REQUIRED TASK
Give the listing again character for character, but drop the images.

Start of COLLECTED MATERIAL

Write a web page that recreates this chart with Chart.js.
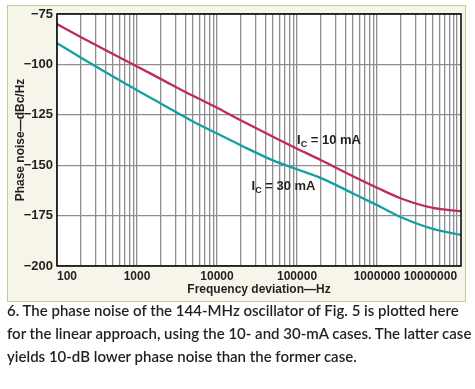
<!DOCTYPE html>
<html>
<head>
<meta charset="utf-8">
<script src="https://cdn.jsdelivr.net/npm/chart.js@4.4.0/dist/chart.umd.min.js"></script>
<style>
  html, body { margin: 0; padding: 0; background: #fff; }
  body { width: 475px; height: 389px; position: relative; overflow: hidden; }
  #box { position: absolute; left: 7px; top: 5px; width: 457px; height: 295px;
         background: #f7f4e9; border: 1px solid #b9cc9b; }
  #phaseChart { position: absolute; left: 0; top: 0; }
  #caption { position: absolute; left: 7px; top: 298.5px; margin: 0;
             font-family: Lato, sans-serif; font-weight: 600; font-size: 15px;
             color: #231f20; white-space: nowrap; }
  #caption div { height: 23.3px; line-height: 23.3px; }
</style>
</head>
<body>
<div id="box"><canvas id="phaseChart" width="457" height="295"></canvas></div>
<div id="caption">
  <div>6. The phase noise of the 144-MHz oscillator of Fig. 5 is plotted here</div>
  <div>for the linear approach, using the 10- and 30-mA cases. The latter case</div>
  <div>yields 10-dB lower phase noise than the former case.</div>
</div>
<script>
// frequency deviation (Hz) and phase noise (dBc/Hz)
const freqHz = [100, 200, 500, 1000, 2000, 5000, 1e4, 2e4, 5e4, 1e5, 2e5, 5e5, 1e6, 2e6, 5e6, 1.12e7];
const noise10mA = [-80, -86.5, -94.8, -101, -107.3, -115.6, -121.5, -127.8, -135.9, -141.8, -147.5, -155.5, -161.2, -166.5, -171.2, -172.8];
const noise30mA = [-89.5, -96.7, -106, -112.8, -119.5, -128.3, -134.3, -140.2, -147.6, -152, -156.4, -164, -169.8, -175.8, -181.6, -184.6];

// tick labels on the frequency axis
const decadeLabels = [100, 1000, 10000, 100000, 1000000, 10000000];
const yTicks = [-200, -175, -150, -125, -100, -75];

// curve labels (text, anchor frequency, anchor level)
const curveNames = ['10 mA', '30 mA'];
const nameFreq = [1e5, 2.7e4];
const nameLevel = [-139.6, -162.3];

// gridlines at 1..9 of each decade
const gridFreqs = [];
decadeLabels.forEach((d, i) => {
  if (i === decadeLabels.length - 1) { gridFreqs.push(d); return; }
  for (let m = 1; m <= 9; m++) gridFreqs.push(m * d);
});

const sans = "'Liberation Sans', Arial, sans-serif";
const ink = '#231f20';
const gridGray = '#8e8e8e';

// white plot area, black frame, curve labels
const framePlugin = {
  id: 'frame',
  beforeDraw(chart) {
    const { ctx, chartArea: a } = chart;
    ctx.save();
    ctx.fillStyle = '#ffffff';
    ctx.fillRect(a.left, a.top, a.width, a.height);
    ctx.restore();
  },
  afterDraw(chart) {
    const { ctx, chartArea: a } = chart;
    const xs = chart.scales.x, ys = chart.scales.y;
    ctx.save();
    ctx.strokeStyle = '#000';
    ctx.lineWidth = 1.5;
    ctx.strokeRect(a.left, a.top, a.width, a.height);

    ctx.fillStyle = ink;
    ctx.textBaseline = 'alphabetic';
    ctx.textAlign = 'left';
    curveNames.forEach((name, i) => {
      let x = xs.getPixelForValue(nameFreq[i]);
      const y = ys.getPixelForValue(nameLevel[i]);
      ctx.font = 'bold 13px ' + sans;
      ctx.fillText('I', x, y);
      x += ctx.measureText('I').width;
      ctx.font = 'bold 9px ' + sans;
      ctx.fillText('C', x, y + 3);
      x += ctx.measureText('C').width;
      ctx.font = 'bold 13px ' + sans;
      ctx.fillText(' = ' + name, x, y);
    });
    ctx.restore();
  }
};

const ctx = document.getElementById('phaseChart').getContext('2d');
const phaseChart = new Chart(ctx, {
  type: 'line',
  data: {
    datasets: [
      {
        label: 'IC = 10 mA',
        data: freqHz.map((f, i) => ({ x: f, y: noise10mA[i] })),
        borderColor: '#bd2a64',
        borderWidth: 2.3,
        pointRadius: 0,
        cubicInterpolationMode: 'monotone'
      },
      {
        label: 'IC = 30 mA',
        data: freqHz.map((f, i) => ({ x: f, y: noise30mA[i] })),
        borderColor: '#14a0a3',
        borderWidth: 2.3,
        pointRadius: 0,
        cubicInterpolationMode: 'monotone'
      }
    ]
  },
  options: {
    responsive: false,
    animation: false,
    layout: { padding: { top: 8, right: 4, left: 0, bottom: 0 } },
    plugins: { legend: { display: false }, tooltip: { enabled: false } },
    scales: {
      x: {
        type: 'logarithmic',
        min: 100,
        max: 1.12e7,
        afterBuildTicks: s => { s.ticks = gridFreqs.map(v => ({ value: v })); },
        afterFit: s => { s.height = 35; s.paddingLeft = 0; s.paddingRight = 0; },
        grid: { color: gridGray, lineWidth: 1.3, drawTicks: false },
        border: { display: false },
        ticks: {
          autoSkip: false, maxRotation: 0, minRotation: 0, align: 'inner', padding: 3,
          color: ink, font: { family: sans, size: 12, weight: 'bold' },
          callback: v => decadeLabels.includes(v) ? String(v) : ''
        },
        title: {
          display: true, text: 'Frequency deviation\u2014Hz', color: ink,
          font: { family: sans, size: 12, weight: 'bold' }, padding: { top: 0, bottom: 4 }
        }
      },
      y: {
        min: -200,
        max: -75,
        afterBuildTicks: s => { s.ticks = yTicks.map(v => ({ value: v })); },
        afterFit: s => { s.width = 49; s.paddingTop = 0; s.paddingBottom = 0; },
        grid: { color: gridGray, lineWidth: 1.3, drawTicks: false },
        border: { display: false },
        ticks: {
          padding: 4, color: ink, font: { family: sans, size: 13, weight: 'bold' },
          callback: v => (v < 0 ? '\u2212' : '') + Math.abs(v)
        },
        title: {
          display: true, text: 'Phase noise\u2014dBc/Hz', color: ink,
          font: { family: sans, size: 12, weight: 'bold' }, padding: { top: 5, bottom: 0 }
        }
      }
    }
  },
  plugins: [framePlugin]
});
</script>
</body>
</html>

End of COLLECTED MATERIAL

ANSWER TO THIS PROBLEM
Write a web page that recreates this chart with Chart.js.
<!DOCTYPE html>
<html>
<head>
<meta charset="utf-8">
<script src="https://cdn.jsdelivr.net/npm/chart.js@4.4.0/dist/chart.umd.min.js"></script>
<style>
  html, body { margin: 0; padding: 0; background: #fff; }
  body { width: 475px; height: 389px; position: relative; overflow: hidden; }
  #box { position: absolute; left: 7px; top: 5px; width: 457px; height: 295px;
         background: #f7f4e9; border: 1px solid #b9cc9b; }
  #phaseChart { position: absolute; left: 0; top: 0; }
  #caption { position: absolute; left: 7px; top: 298.5px; margin: 0;
             font-family: Lato, sans-serif; font-weight: 600; font-size: 15px;
             color: #231f20; white-space: nowrap; }
  #caption div { height: 23.3px; line-height: 23.3px; }
</style>
</head>
<body>
<div id="box"><canvas id="phaseChart" width="457" height="295"></canvas></div>
<div id="caption">
  <div>6. The phase noise of the 144-MHz oscillator of Fig. 5 is plotted here</div>
  <div>for the linear approach, using the 10- and 30-mA cases. The latter case</div>
  <div>yields 10-dB lower phase noise than the former case.</div>
</div>
<script>
// frequency deviation (Hz) and phase noise (dBc/Hz)
const freqHz = [100, 200, 500, 1000, 2000, 5000, 1e4, 2e4, 5e4, 1e5, 2e5, 5e5, 1e6, 2e6, 5e6, 1.12e7];
const noise10mA = [-80, -86.5, -94.8, -101, -107.3, -115.6, -121.5, -127.8, -135.9, -141.8, -147.5, -155.5, -161.2, -166.5, -171.2, -172.8];
const noise30mA = [-89.5, -96.7, -106, -112.8, -119.5, -128.3, -134.3, -140.2, -147.6, -152, -156.4, -164, -169.8, -175.8, -181.6, -184.6];

// tick labels on the frequency axis
const decadeLabels = [100, 1000, 10000, 100000, 1000000, 10000000];
const yTicks = [-200, -175, -150, -125, -100, -75];

// curve labels (text, anchor frequency, anchor level)
const curveNames = ['10 mA', '30 mA'];
const nameFreq = [1e5, 2.7e4];
const nameLevel = [-139.6, -162.3];

// gridlines at 1..9 of each decade
const gridFreqs = [];
decadeLabels.forEach((d, i) => {
  if (i === decadeLabels.length - 1) { gridFreqs.push(d); return; }
  for (let m = 1; m <= 9; m++) gridFreqs.push(m * d);
});

const sans = "'Liberation Sans', Arial, sans-serif";
const ink = '#231f20';
const gridGray = '#8e8e8e';

// white plot area, black frame, curve labels
const framePlugin = {
  id: 'frame',
  beforeDraw(chart) {
    const { ctx, chartArea: a } = chart;
    ctx.save();
    ctx.fillStyle = '#ffffff';
    ctx.fillRect(a.left, a.top, a.width, a.height);
    ctx.restore();
  },
  afterDraw(chart) {
    const { ctx, chartArea: a } = chart;
    const xs = chart.scales.x, ys = chart.scales.y;
    ctx.save();
    ctx.strokeStyle = '#000';
    ctx.lineWidth = 1.5;
    ctx.strokeRect(a.left, a.top, a.width, a.height);

    ctx.fillStyle = ink;
    ctx.textBaseline = 'alphabetic';
    ctx.textAlign = 'left';
    curveNames.forEach((name, i) => {
      let x = xs.getPixelForValue(nameFreq[i]);
      const y = ys.getPixelForValue(nameLevel[i]);
      ctx.font = 'bold 13px ' + sans;
      ctx.fillText('I', x, y);
      x += ctx.measureText('I').width;
      ctx.font = 'bold 9px ' + sans;
      ctx.fillText('C', x, y + 3);
      x += ctx.measureText('C').width;
      ctx.font = 'bold 13px ' + sans;
      ctx.fillText(' = ' + name, x, y);
    });
    ctx.restore();
  }
};

const ctx = document.getElementById('phaseChart').getContext('2d');
const phaseChart = new Chart(ctx, {
  type: 'line',
  data: {
    datasets: [
      {
        label: 'IC = 10 mA',
        data: freqHz.map((f, i) => ({ x: f, y: noise10mA[i] })),
        borderColor: '#bd2a64',
        borderWidth: 2.3,
        pointRadius: 0,
        cubicInterpolationMode: 'monotone'
      },
      {
        label: 'IC = 30 mA',
        data: freqHz.map((f, i) => ({ x: f, y: noise30mA[i] })),
        borderColor: '#14a0a3',
        borderWidth: 2.3,
        pointRadius: 0,
        cubicInterpolationMode: 'monotone'
      }
    ]
  },
  options: {
    responsive: false,
    animation: false,
    layout: { padding: { top: 8, right: 4, left: 0, bottom: 0 } },
    plugins: { legend: { display: false }, tooltip: { enabled: false } },
    scales: {
      x: {
        type: 'logarithmic',
        min: 100,
        max: 1.12e7,
        afterBuildTicks: s => { s.ticks = gridFreqs.map(v => ({ value: v })); },
        afterFit: s => { s.height = 35; s.paddingLeft = 0; s.paddingRight = 0; },
        grid: { color: gridGray, lineWidth: 1.3, drawTicks: false },
        border: { display: false },
        ticks: {
          autoSkip: false, maxRotation: 0, minRotation: 0, align: 'inner', padding: 3,
          color: ink, font: { family: sans, size: 12, weight: 'bold' },
          callback: v => decadeLabels.includes(v) ? String(v) : ''
        },
        title: {
          display: true, text: 'Frequency deviation\u2014Hz', color: ink,
          font: { family: sans, size: 12, weight: 'bold' }, padding: { top: 0, bottom: 4 }
        }
      },
      y: {
        min: -200,
        max: -75,
        afterBuildTicks: s => { s.ticks = yTicks.map(v => ({ value: v })); },
        afterFit: s => { s.width = 49; s.paddingTop = 0; s.paddingBottom = 0; },
        grid: { color: gridGray, lineWidth: 1.3, drawTicks: false },
        border: { display: false },
        ticks: {
          padding: 4, color: ink, font: { family: sans, size: 13, weight: 'bold' },
          callback: v => (v < 0 ? '\u2212' : '') + Math.abs(v)
        },
        title: {
          display: true, text: 'Phase noise\u2014dBc/Hz', color: ink,
          font: { family: sans, size: 12, weight: 'bold' }, padding: { top: 5, bottom: 0 }
        }
      }
    }
  },
  plugins: [framePlugin]
});
</script>
</body>
</html>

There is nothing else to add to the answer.